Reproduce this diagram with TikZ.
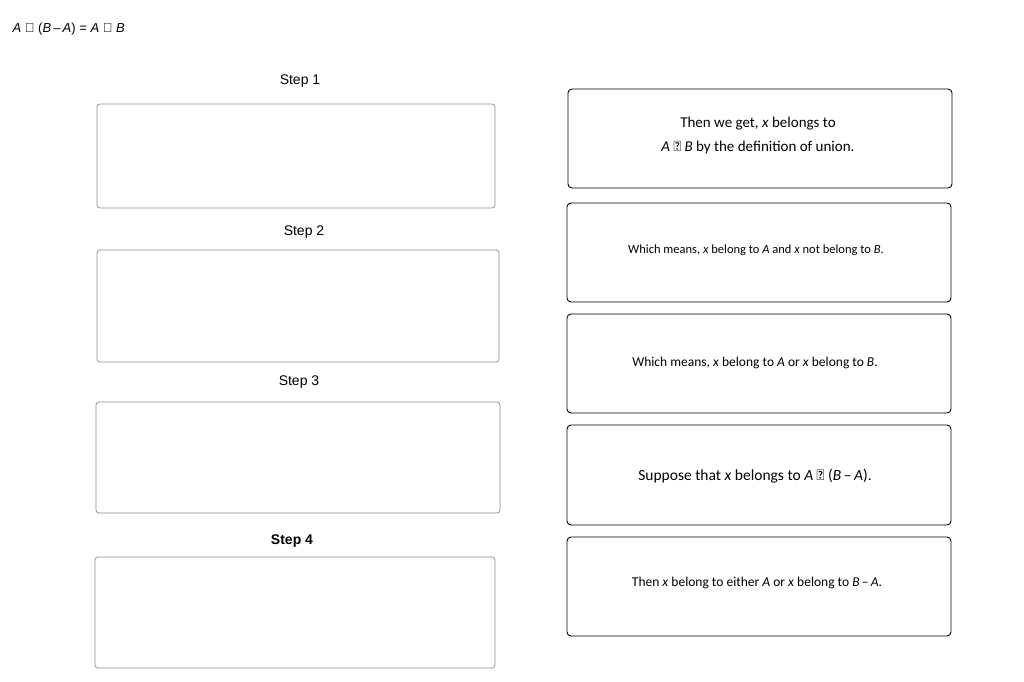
\documentclass[tikz,border=0pt]{standalone}
\usepackage{fontspec}
\setmainfont{Liberation Sans}
\newfontfamily\crlt{Carlito}
\begin{document}
\begin{tikzpicture}[x=1pt,y=-1pt,
 lbox/.style={draw=black!45,rounded corners=3pt,line width=0.7pt},
 rbox/.style={draw=black,rounded corners=4pt,line width=0.9pt},
 steplbl/.style={font=\fontsize{14}{16}\selectfont},
 card/.style={align=center}]
\useasboundingbox (0,0) rectangle (1024,681);
\node[anchor=west,font=\fontsize{13}{15}\selectfont] (t) at (9,29) {\textit{A} ∪ (\textit{B}\,–\,\textit{A}) = \textit{A} ∪ \textit{B}};
\node[steplbl] (s1) at (300,81) {Step 1};
\node[steplbl] (s2) at (304,232) {Step 2};
\node[steplbl] (s3) at (299,382) {Step 3};
\node[font=\bfseries\fontsize{14}{16}\selectfont] (s4) at (292,541) {Step 4};
\draw[lbox] (97,104) rectangle (495,208);
\draw[lbox] (97,250) rectangle (499,362);
\draw[lbox] (96,402) rectangle (500,513);
\draw[lbox] (95,557) rectangle (495,668);
\draw[rbox] (568,89) rectangle (952,188);
\draw[rbox] (567,203) rectangle (951,302);
\draw[rbox] (567,314) rectangle (951,413);
\draw[rbox] (567,425) rectangle (951,525);
\draw[rbox] (567,537) rectangle (951,636);
\node[card,font=\crlt\fontsize{15}{24}\selectfont] (c1) at (758,135) {Then we get, \textit{x} belongs to\\\textit{A} ∪ \textit{B} by the definition of union.};
\node[card,font=\crlt\fontsize{12.5}{15}\selectfont] (c2) at (756,250) {Which means, \textit{x} belong to \textit{A} and \textit{x} not belong to \textit{B}.};
\node[card,font=\crlt\fontsize{13.5}{16}\selectfont] (c3) at (755,363) {Which means, \textit{x} belong to \textit{A} or \textit{x} belong to \textit{B}.};
\node[card,font=\crlt\fontsize{15.5}{18}\selectfont] (c4) at (755,476) {Suppose that \textit{x} belongs to \textit{A} ∪ (\textit{B}\,–\,\textit{A}).};
\node[card,font=\crlt\fontsize{13.5}{16}\selectfont] (c5) at (757,583) {Then \textit{x} belong to either \textit{A} or \textit{x} belong to \textit{B}\,–\,\textit{A}.};
\end{tikzpicture}
\end{document}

++++++++++

Exercise directions:
Reproduce the whole listing above word for word, but not its pictures.

Worked solution:
Reproduce this diagram with TikZ.
\documentclass[tikz,border=0pt]{standalone}
\usepackage{fontspec}
\setmainfont{Liberation Sans}
\newfontfamily\crlt{Carlito}
\begin{document}
\begin{tikzpicture}[x=1pt,y=-1pt,
 lbox/.style={draw=black!45,rounded corners=3pt,line width=0.7pt},
 rbox/.style={draw=black,rounded corners=4pt,line width=0.9pt},
 steplbl/.style={font=\fontsize{14}{16}\selectfont},
 card/.style={align=center}]
\useasboundingbox (0,0) rectangle (1024,681);
\node[anchor=west,font=\fontsize{13}{15}\selectfont] (t) at (9,29) {\textit{A} ∪ (\textit{B}\,–\,\textit{A}) = \textit{A} ∪ \textit{B}};
\node[steplbl] (s1) at (300,81) {Step 1};
\node[steplbl] (s2) at (304,232) {Step 2};
\node[steplbl] (s3) at (299,382) {Step 3};
\node[font=\bfseries\fontsize{14}{16}\selectfont] (s4) at (292,541) {Step 4};
\draw[lbox] (97,104) rectangle (495,208);
\draw[lbox] (97,250) rectangle (499,362);
\draw[lbox] (96,402) rectangle (500,513);
\draw[lbox] (95,557) rectangle (495,668);
\draw[rbox] (568,89) rectangle (952,188);
\draw[rbox] (567,203) rectangle (951,302);
\draw[rbox] (567,314) rectangle (951,413);
\draw[rbox] (567,425) rectangle (951,525);
\draw[rbox] (567,537) rectangle (951,636);
\node[card,font=\crlt\fontsize{15}{24}\selectfont] (c1) at (758,135) {Then we get, \textit{x} belongs to\\\textit{A} ∪ \textit{B} by the definition of union.};
\node[card,font=\crlt\fontsize{12.5}{15}\selectfont] (c2) at (756,250) {Which means, \textit{x} belong to \textit{A} and \textit{x} not belong to \textit{B}.};
\node[card,font=\crlt\fontsize{13.5}{16}\selectfont] (c3) at (755,363) {Which means, \textit{x} belong to \textit{A} or \textit{x} belong to \textit{B}.};
\node[card,font=\crlt\fontsize{15.5}{18}\selectfont] (c4) at (755,476) {Suppose that \textit{x} belongs to \textit{A} ∪ (\textit{B}\,–\,\textit{A}).};
\node[card,font=\crlt\fontsize{13.5}{16}\selectfont] (c5) at (757,583) {Then \textit{x} belong to either \textit{A} or \textit{x} belong to \textit{B}\,–\,\textit{A}.};
\end{tikzpicture}
\end{document}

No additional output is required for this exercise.